Il ne fallait pas heurter l’opinion, ne pas choquer, écrire avec des phrases posées sur des œufs délicats sans faire d’omelette dérangeante, être dans le suggéré, le presque narré ou chanté, l’a peu près ; tout une panoplie de faux semblants pour à peine effleurer discrètement l’indicible.

***

La ville de Varsovie


– Renée Lebas
cette chanteuse, juive d’origine roumaine, a été la première artiste à interpréter en 1956 une chanson qui fait une discrète allusion à la ville de Varsovie et ce qu’elle peut évoquer dans les années sombres de la seconde guerre mondiale.
Cette chanson, “La fontaine endormie”, écrite par Eddy Marnay (de son véritable nom “Bacri”) et composée par Emil Stern (juif d’origine roumaine), reste assez floue sur sa signification. L’interprète interroge cette fontaine, située à Varsovie, lourde de souvenirs douloureux pour qu’elle puisse lui raconte ce qui a pu se passer après toutes ces années.
Renée Lebas a dédié cette chanson à deux membres de sa famille, raflés à Paris, déportés et morts dans les camps d’extermination. ” A mon père et à ma petite soeur Madeleine “

Extraits : 
“Tu verras tout au fond d’une cour
près d’un mur où s’arrête ma vie,
une fontaine endormie,
endormie pour toujours” 



– Gilbert Bécaud
Dans la même période, Gilbert Bécaud compose et interprète, sur des paroles de Pierre Delanoë, une chanson ayant pour titre “Le pianiste de Varsovie”.
À travers une certaine nostalgie pour ce professeur de piano qui est parti pour toujours, se glissent ces paroles tristement significatives: 

“A tous les coins de l’horizon,
Des pas qui claquent,
Des murs qui craquent,
Des pas qui foulent,
Des murs qui croulent,
Pourquoi ?”



– Jean Jacques Goldmann

En 1982, il publie ce titre “Comme toi”    qui, même écrit avec sensibilité, ne fait aucun doute sur le contenu des paroles et probablement sur la destruction du ghetto de Varsovie. 
Les termes “juifs”, “nazis”, “guerre”, “camps” ne sont nullement mentionnés.
Les personnages qui construisent la trame de cette chanson sont des enfants qui aimaient la musique, rêvaient de se marier et en furent empêchés.
Cette chanson, aussi discrète qu’elle fût, dans ses mots, aura peut-être été un des premiers maillons de cette chaine de transmission et de mémoire sur le sort de tous ces enfants qui ont été assassinés durant cette période.
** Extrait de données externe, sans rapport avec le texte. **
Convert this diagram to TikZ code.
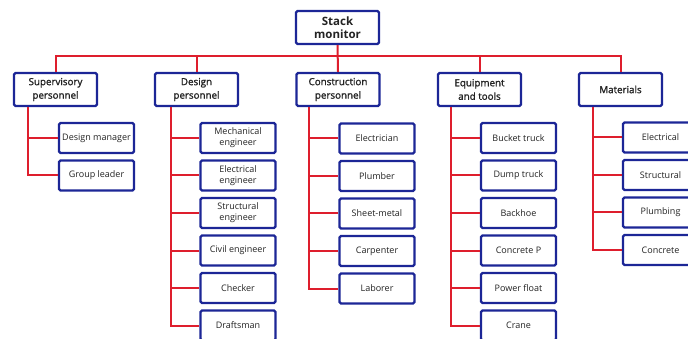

“Elle s’appelait Sarah elle n’avait pas huit ans
Sa vie, c’était douceur, rêves et nuages blancs
Mais d’autres gens en avaient décidé autrement”
 

***

Anne Frank


L’histoire tragique de cette adolescente est devenue un symbole des enfants victimes de la barbarie nazie.
Cette histoire a été mentionnée dans un journal, dans lequel elle racontait ses deux années passées dans ce grenier jusqu’à la déportation de toute sa famille dans les camps et son décès à l’âge de 16 ans.
Elle a fait l’objet de deux chansons. 

– Daniel Guichard
Dans son album publié en 1974, il interprète “Chanson pour Anna”, écrite et composée par quatre auteurs/compositeurs.
Cette chanson raconte les conditions d’enfermement d’Anne, ses peurs, ses rêves qui ne se sont pas réalisés. 
 
“C’est par un beau matin d’été, je crois
qu’ils sont venus chercher Anna, 
ils ont laissé juste un cahier, les soldats”


– Louis Chedid
Dans cette chanson “Anne, ma sœur Anne” qu’il a écrite et composée, Il associe le martyre de cette enfant victime du nazisme à ses craintes sur une éventuelle remontée de cette doctrine, du retour de la bête immonde.

“Anne, ma sœur Anne
En écrivant ton journal du fond d’ton placard
Anne, ma sœur Anne
Tu pensais qu’on n’oublierait jamais, mais
Mauvaise mémoire !”

***

La Rafle du Vel d’Hiv’


– Annie Cordy
Elle joua et interpréta le rôle de Madame Rosa, dans la comédie musicale du même nom, ( années 80 ) , inspirée du livre de Romain Gary “La vie devant soi”, sur une musique de Gilbert Bécaud. 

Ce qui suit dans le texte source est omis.